_Supplied data_.
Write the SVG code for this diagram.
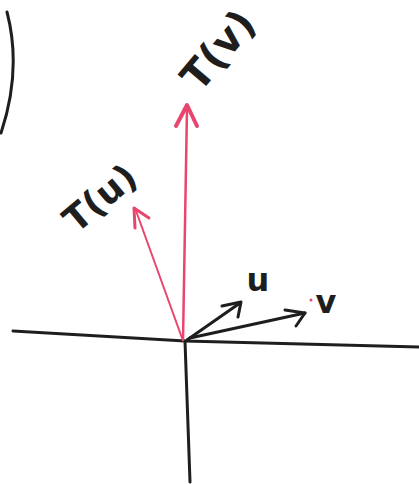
<svg xmlns="http://www.w3.org/2000/svg" width="419" height="484" viewBox="0 0 419 484">
<style>
.ink{fill:none;stroke:#1e1e1e;stroke-width:3;stroke-linecap:round;stroke-linejoin:round}
.red{fill:none;stroke:#e8466e;stroke-linecap:round;stroke-linejoin:round}
.lbl{font-family:"DejaVu Sans",sans-serif;fill:#1e1e1e;text-anchor:middle;dominant-baseline:central;font-weight:bold}
</style>
<rect width="419" height="484" fill="#fff"/>
<g id="arc"><path class="ink" d="M7 12 Q22 70 1 133"/></g>
<g id="axes">
<path class="ink" d="M13 331 L185 341 L419 347"/>
<path class="ink" d="M185 341 L190 482"/>
</g>
<g id="connectors">
<g id="Tv-vector">
<path class="red" stroke="#9a3056" stroke-width="2.5" d="M183 340 L187 108"/>
<path class="red" stroke-width="4" d="M176 126 L187 105 L197 126"/>
</g>
<g id="Tu-vector">
<path class="red" stroke-width="2" d="M182 338 L135 208"/>
<path class="red" stroke-width="3" d="M135 228 L134 208 L149 218"/>
</g>
<g id="u-vector">
<path class="ink" d="M187 340 L240 303"/>
<path class="ink" d="M222 306 L241 302 L238 317"/>
</g>
<g id="v-vector">
<path class="ink" d="M190 338 L305 313"/>
<path class="ink" d="M285 310 L305 313 L296 326"/>
</g>
</g>
<g id="label-Tv"><text class="lbl" font-size="40" transform="translate(218 50) rotate(-50)">T(v)</text></g>
<g id="label-Tu"><text class="lbl" font-size="36" transform="translate(100 198) rotate(-40)">T(u)</text></g>
<g id="label-u"><text class="lbl" font-size="32" x="258" y="280">u</text></g>
<g id="label-v"><text class="lbl" font-size="32" x="326" y="302">v</text></g>
<circle cx="311" cy="300" r="1.5" fill="#e8466e"/>
</svg>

_Short task_.
Reproduce each line exactly, please, except for any pictures.

_Result of this task_.
Write the SVG code for this diagram.
<svg xmlns="http://www.w3.org/2000/svg" width="419" height="484" viewBox="0 0 419 484">
<style>
.ink{fill:none;stroke:#1e1e1e;stroke-width:3;stroke-linecap:round;stroke-linejoin:round}
.red{fill:none;stroke:#e8466e;stroke-linecap:round;stroke-linejoin:round}
.lbl{font-family:"DejaVu Sans",sans-serif;fill:#1e1e1e;text-anchor:middle;dominant-baseline:central;font-weight:bold}
</style>
<rect width="419" height="484" fill="#fff"/>
<g id="arc"><path class="ink" d="M7 12 Q22 70 1 133"/></g>
<g id="axes">
<path class="ink" d="M13 331 L185 341 L419 347"/>
<path class="ink" d="M185 341 L190 482"/>
</g>
<g id="connectors">
<g id="Tv-vector">
<path class="red" stroke="#9a3056" stroke-width="2.5" d="M183 340 L187 108"/>
<path class="red" stroke-width="4" d="M176 126 L187 105 L197 126"/>
</g>
<g id="Tu-vector">
<path class="red" stroke-width="2" d="M182 338 L135 208"/>
<path class="red" stroke-width="3" d="M135 228 L134 208 L149 218"/>
</g>
<g id="u-vector">
<path class="ink" d="M187 340 L240 303"/>
<path class="ink" d="M222 306 L241 302 L238 317"/>
</g>
<g id="v-vector">
<path class="ink" d="M190 338 L305 313"/>
<path class="ink" d="M285 310 L305 313 L296 326"/>
</g>
</g>
<g id="label-Tv"><text class="lbl" font-size="40" transform="translate(218 50) rotate(-50)">T(v)</text></g>
<g id="label-Tu"><text class="lbl" font-size="36" transform="translate(100 198) rotate(-40)">T(u)</text></g>
<g id="label-u"><text class="lbl" font-size="32" x="258" y="280">u</text></g>
<g id="label-v"><text class="lbl" font-size="32" x="326" y="302">v</text></g>
<circle cx="311" cy="300" r="1.5" fill="#e8466e"/>
</svg>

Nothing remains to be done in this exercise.